THE third pilgrim on our list is Giovanni Finati, who, under the Moslem name of “Haji Mohammed,” made the campaign against the Wahhabis for the recovery of Meccah and Al-Madinah. A native of Ferrara, the eldest of the four scions of a small landed proprietor, “tenderly attached to his mother,” and brought up most unwillingly for a holy vocation,—to use his own words, “instructed in all that course of frivolous and empty ceremonials and mysteries, which form a principal feature in the training of a priest for the Romish Church,” in A.D. 1805, Giovanni Finati’s name appeared in the list of Italian conscripts.

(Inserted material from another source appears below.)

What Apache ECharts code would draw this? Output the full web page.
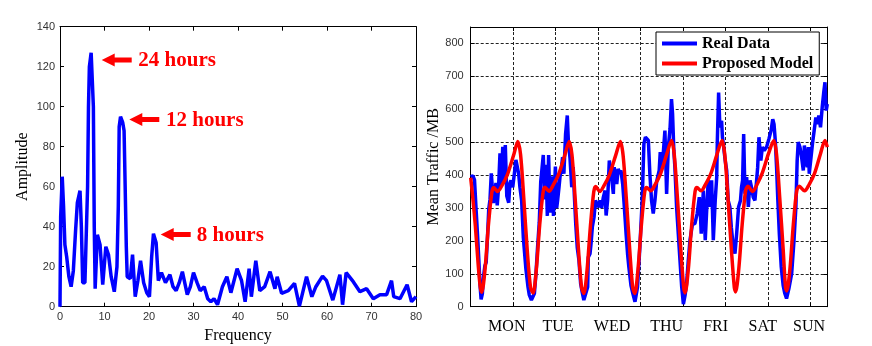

After a few vain struggles with fate, he was marched to Milan, drilled and trained; the next year his division was ordered to the Tyrol, where the young man, “brought up for the church,” instantly deserted. Discovered in his native town, he was sent under circumstances of suitable indignity to join his regiment at Venice, where a general act of grace, promulgated on occasion of Napoleon’s short visit, preserved him from a platoon of infantry. His next move was to Spalato, in Dalmatia, where he marched under General Marmont to Cattaro, the last retreat of the hardy and warlike Montenegrins. At Budoa, a sea-port S.E. of Ragusa, having consulted an Albanian “captain-merchant,” Giovanni Finati, and fifteen other Italians—

[p.391] “including the sergeant’s wife,” swore fidelity to one another, and deserted with all their arms and accoutrements. They passed into the Albanese territory, and were hospitably treated as “soldiers, who had deserted from the infidel army in Dalmatia,” by the Pasha, posted at Antivari to keep check upon the French operations. At first they were lodged in the Mosque, and the sergeant’s wife had been set apart from the rest; but as they refused to apostatize they were made common slaves, and worked at the quarries till their “backs were sore.” Under these circumstances, the sergeant discovering and promulgating his discovery that “the Mahometans believe as we do in a god; and upon examination that we might find the differences from our mother church to be less than we had imagined,”—all at once came the determination of professing to be Mohammedans. Our Italian Candide took the name of Mahomet, and became pipe-bearer to a Turkish general officer in the garrison. This young man trusted the deserter to such an extent that the doors of the Harim were open to him[FN#1], and Giovanni Finati repaid his kindness by seducing Fatimah, a Georgian girl, his master’s favourite wife.